**Figure scripts**
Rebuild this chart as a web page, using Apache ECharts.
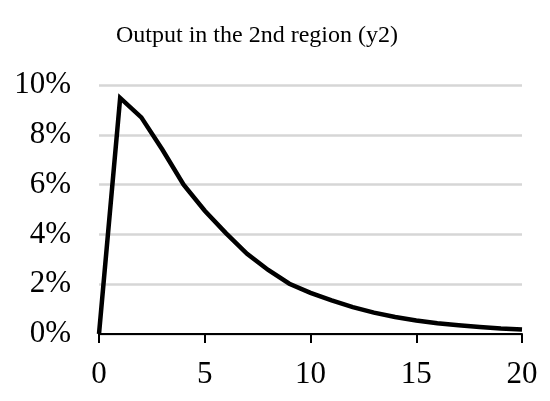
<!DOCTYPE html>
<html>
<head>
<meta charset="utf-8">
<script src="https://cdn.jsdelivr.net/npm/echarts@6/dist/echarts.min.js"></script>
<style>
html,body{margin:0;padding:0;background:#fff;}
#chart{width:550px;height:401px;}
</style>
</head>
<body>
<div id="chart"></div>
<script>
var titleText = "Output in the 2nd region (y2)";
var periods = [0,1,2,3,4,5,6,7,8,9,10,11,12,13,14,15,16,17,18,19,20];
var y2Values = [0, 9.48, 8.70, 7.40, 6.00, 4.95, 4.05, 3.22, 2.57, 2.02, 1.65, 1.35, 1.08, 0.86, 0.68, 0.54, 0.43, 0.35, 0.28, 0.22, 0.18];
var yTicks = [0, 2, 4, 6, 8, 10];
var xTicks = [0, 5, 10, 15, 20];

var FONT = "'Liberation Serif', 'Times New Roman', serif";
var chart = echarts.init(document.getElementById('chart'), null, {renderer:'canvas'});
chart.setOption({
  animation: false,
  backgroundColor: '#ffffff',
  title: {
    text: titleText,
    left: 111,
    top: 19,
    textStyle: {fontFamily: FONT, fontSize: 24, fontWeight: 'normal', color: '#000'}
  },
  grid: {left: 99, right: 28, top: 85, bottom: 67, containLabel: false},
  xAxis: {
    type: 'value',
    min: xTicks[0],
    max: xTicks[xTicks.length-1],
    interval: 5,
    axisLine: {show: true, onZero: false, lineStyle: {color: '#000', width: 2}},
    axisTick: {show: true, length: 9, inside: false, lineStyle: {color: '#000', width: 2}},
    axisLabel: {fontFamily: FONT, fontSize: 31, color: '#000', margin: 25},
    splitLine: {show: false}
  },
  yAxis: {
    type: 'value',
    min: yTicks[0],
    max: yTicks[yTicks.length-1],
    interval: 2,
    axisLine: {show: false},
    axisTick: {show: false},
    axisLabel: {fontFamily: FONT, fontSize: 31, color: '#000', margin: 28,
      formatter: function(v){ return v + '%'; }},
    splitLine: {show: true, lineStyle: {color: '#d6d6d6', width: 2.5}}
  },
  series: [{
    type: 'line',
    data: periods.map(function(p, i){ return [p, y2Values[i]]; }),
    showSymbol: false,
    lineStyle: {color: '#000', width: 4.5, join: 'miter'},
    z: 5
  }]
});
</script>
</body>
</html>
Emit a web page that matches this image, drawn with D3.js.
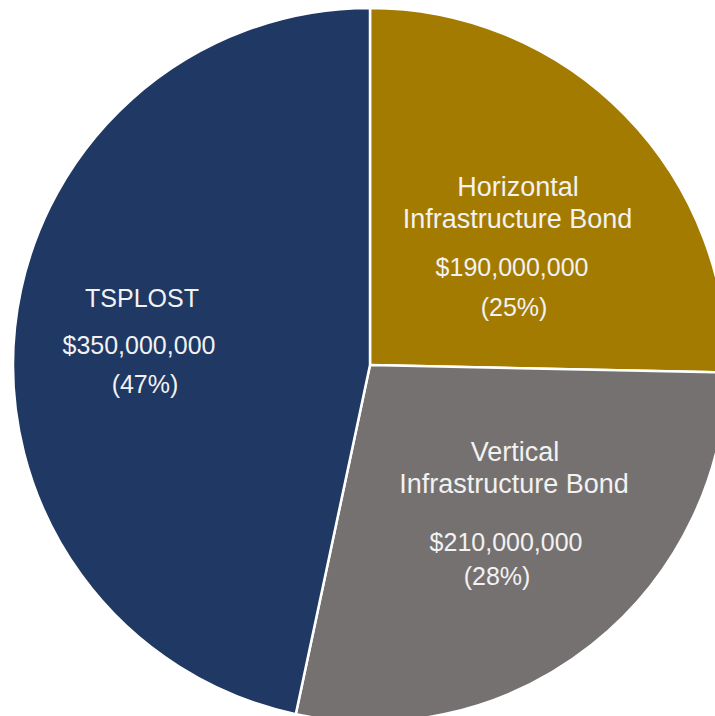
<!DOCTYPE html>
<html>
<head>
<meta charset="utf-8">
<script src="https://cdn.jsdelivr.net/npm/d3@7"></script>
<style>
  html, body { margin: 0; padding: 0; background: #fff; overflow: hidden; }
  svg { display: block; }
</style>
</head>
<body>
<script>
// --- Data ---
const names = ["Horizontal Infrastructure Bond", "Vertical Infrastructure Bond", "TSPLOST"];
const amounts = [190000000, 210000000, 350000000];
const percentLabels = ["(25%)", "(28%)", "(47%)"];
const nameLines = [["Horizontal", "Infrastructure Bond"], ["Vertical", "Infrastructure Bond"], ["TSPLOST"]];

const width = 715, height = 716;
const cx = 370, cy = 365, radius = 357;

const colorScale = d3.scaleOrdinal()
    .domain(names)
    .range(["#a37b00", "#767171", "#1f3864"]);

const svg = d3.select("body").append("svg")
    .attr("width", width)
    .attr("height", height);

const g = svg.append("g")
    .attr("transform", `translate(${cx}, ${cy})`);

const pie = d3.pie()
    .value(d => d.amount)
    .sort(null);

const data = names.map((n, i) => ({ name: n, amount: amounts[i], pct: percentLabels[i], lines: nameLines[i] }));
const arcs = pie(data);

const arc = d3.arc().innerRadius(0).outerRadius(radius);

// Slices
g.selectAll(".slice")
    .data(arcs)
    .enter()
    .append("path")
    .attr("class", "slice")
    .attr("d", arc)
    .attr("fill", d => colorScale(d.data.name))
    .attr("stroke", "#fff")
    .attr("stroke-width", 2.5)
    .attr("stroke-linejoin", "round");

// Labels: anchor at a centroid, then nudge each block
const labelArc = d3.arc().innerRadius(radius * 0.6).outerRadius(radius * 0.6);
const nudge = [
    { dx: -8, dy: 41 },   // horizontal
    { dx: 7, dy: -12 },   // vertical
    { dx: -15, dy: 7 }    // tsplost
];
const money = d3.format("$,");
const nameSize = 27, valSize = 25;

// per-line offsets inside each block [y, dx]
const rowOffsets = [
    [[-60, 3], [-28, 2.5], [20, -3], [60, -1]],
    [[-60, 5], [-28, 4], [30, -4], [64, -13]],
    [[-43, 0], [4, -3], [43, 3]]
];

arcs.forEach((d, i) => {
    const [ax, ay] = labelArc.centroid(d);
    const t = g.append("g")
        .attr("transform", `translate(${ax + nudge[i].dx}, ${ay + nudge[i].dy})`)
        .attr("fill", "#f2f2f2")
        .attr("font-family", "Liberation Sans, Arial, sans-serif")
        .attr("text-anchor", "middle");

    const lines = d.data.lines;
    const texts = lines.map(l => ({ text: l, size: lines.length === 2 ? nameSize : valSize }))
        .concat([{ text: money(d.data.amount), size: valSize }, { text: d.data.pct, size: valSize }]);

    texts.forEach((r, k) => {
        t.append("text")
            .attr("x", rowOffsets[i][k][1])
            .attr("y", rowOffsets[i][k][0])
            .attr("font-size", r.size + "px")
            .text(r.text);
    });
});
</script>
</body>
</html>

**Given exercise**
Lines that include the word "page" are to be extracted from the data above.

**Worked answer**
Rebuild this chart as a web page, using Apache ECharts.
Emit a web page that matches this image, drawn with D3.js.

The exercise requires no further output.